Are State Short-Term Disability and Social Security Disability Benefits Taxed?

Question: I’ve been collecting state short-term disability benefits and it’s my understanding that my state doesn’t tax these benefits, so I didn’t think federal disability benefits would be taxable either. But someone told me this isn’t true and that I  will get taxed on my Social Security disability benefits. Who’s right?

Answer: The taxation of disability benefits is a complicated area. There are federal, state, and private disability benefits, plus two levels of possible taxation: federal and state. Let’s go through them one by one.

State taxation of state disability benefits. As to state short-term disability insurance (SDI or TDI), some states do tax their residents on these temporary disability benefits, so you got lucky. While California, New Jersey, and Rhode Island do not tax state-paid short-term disability benefits, New York and Hawaii partially tax these benefits, depending on how much your employer contributed to the cost of the insurance and how much you contributed to the cost of insurance. You can find out more in Nolo’s series of articles on state short-term disability.

Federal taxation of state disability benefits. The federal government doesn’t tax short-term disability benefits in California (unless the SDI payments are a substitute for unemployment insurance) nor in Rhode Island. The federal government will partially tax short-term disability benefits in New Jersey, New York, and Hawaii, since employers in those states pay for part of the benefit. So just because your state doesn’t tax your SDI benefits doesn’t mean the federal government won’t.

Federal taxation of federal benefits. Whether you’ll be taxed on Social Security disability insurance (SSDI) benefits depends on whether you have other income. The benefits are definitely subject to tax, but if you (and/or your spouse) have less than a certain amount of income, the federal government won’t tax them at all.

But if you receive between $2,084 and $2,833 per month, counting all income, or between $2,667 and $3,666 if you’re married, then half of your Social Security disability benefits will be taxed. If you earn more than that, most of your SSDI benefits will be taxed. See Nolo’s article on Social Security disability taxation for the monthly income break points to see whether you can expect to pay taxes, and how much.

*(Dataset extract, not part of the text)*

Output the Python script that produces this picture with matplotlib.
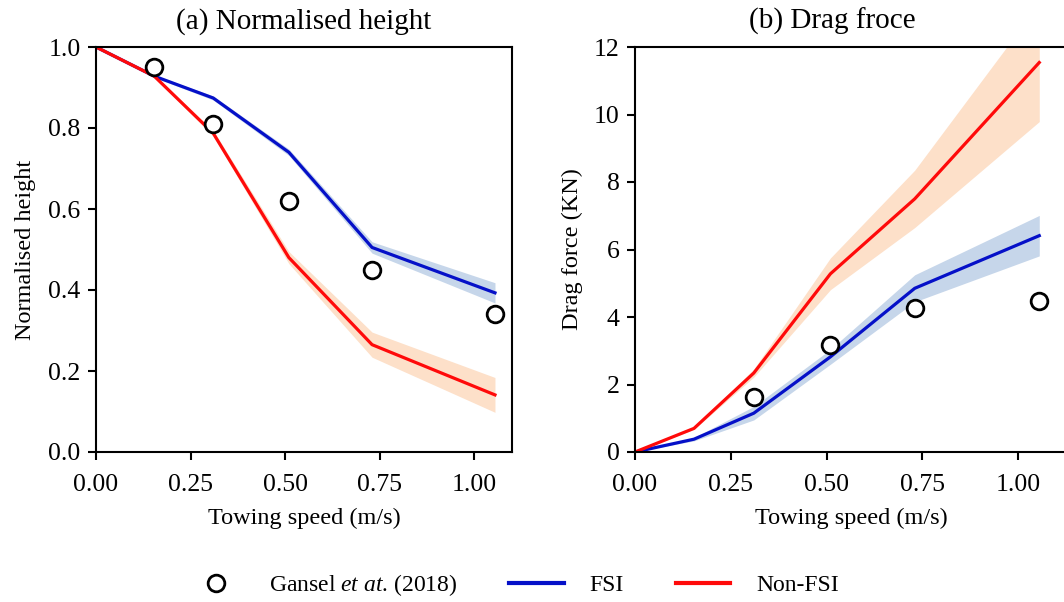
import numpy as np
import matplotlib.pyplot as plt
from matplotlib.lines import Line2D

plt.rcParams['font.family'] = ['Liberation Serif', 'DejaVu Serif']
plt.rcParams['mathtext.fontset'] = 'custom'
plt.rcParams['mathtext.it'] = 'Liberation Serif:italic'
plt.rcParams['mathtext.rm'] = 'Liberation Serif'

# towing speeds (m/s)
speed = [0.0, 0.154, 0.31, 0.51, 0.73, 1.055]

# (a) normalised height
exp_height_x = [0.154, 0.31, 0.51, 0.73, 1.055]
exp_height = [0.95, 0.81, 0.62, 0.45, 0.34]
fsi_height = [1.0, 0.928, 0.874, 0.740, 0.505, 0.393]
fsi_height_err = [0.0, 0.003, 0.005, 0.008, 0.014, 0.025]
nonfsi_height = [1.0, 0.928, 0.787, 0.480, 0.265, 0.141]
nonfsi_height_err = [0.0, 0.003, 0.007, 0.015, 0.031, 0.043]

# (b) drag force (KN)
exp_drag_x = [0.31, 0.51, 0.73, 1.055]
exp_drag = [1.63, 3.17, 4.27, 4.48]
fsi_drag = [0.0, 0.38, 1.15, 2.82, 4.85, 6.41]
fsi_drag_err = [0.0, 0.05, 0.2, 0.22, 0.4, 0.6]
nonfsi_drag = [0.0, 0.70, 2.34, 5.28, 7.5, 11.54]
nonfsi_drag_err = [0.0, 0.03, 0.12, 0.47, 0.85, 1.75]

blue = '#0510c8'
red = '#ff0a0a'
blue_band = '#c6d6ea'
red_band = '#fde0c9'

fig = plt.figure(figsize=(10.64, 6.02), dpi=100)
ax1 = fig.add_axes([96 / 1064, 150 / 602, 416 / 1064, 405 / 602])
ax2 = fig.add_axes([635 / 1064, 150 / 602, 433 / 1064, 405 / 602])

x = np.array(speed)


def panel(ax, fsi, fsi_err, non, non_err, ex_x, ex_y):
    fsi, fsi_err = np.array(fsi), np.array(fsi_err)
    non, non_err = np.array(non), np.array(non_err)
    ax.fill_between(x, fsi - fsi_err, fsi + fsi_err, color=blue_band, lw=0)
    ax.fill_between(x, non - non_err, non + non_err, color=red_band, lw=0)
    ax.plot(x, fsi, color=blue, lw=2.3)
    ax.plot(x, non, color=red, lw=2.3)
    ax.plot(ex_x, ex_y, 'o', ms=12, mfc='white', mec='black', mew=2, clip_on=False)
    ax.set_xticks([0, 0.25, 0.5, 0.75, 1.0])
    ax.set_xticklabels(['0.00', '0.25', '0.50', '0.75', '1.00'])
    ax.set_xlabel('Towing speed (m/s)', fontsize=17.5, labelpad=8)
    ax.tick_params(labelsize=18.5, width=1.5, length=6, pad=5)
    ax.tick_params(axis='x', pad=10)
    for s in ax.spines.values():
        s.set_linewidth(1.5)


panel(ax1, fsi_height, fsi_height_err, nonfsi_height, nonfsi_height_err,
      exp_height_x, exp_height)
ax1.set_xlim(0, 1.1)
ax1.set_ylim(0, 1.0)
ax1.set_yticks([0, 0.2, 0.4, 0.6, 0.8, 1.0])
ax1.set_ylabel('Normalised height', fontsize=17.5, labelpad=9)
ax1.set_title('(a) Normalised height', fontsize=21, pad=13)

panel(ax2, fsi_drag, fsi_drag_err, nonfsi_drag, nonfsi_drag_err,
      exp_drag_x, exp_drag)
ax2.set_xlim(0, 1.13)
ax2.set_ylim(0, 12)
ax2.set_yticks([0, 2, 4, 6, 8, 10, 12])
ax2.set_ylabel('Drag force (KN)', fontsize=17.5, labelpad=8)
ax2.set_title('(b) Drag froce', fontsize=21, pad=13, x=0.455)

handles = [
    Line2D([], [], ls='none', marker='o', ms=12, mfc='white', mec='black', mew=2),
    Line2D([], [], color=blue, lw=3),
    Line2D([], [], color=red, lw=3),
]
labels = [r'Gansel $\it{et\ at}$. (2018)', 'FSI', 'Non-FSI']
fig.legend(handles, labels, loc='center', bbox_to_anchor=(0.483, 0.028), ncol=3,
           frameon=False, fontsize=17, handlelength=2.3, columnspacing=2.2,
           handletextpad=1.1)

fig.savefig('out.png', dpi=100)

Of course, if you’ll actually be collecting disability benefits through the SSI program, these benefits won’t be taxed at all.

State taxation of federal benefits. Another wrinkle: Whether or not the federal government will tax you on your Social Security disability benefits, your state may tax your Social Security benefits. Most states don’t tax Social Security disability, but some do. Read our article on state taxation of disability benefits to see which category your state falls into.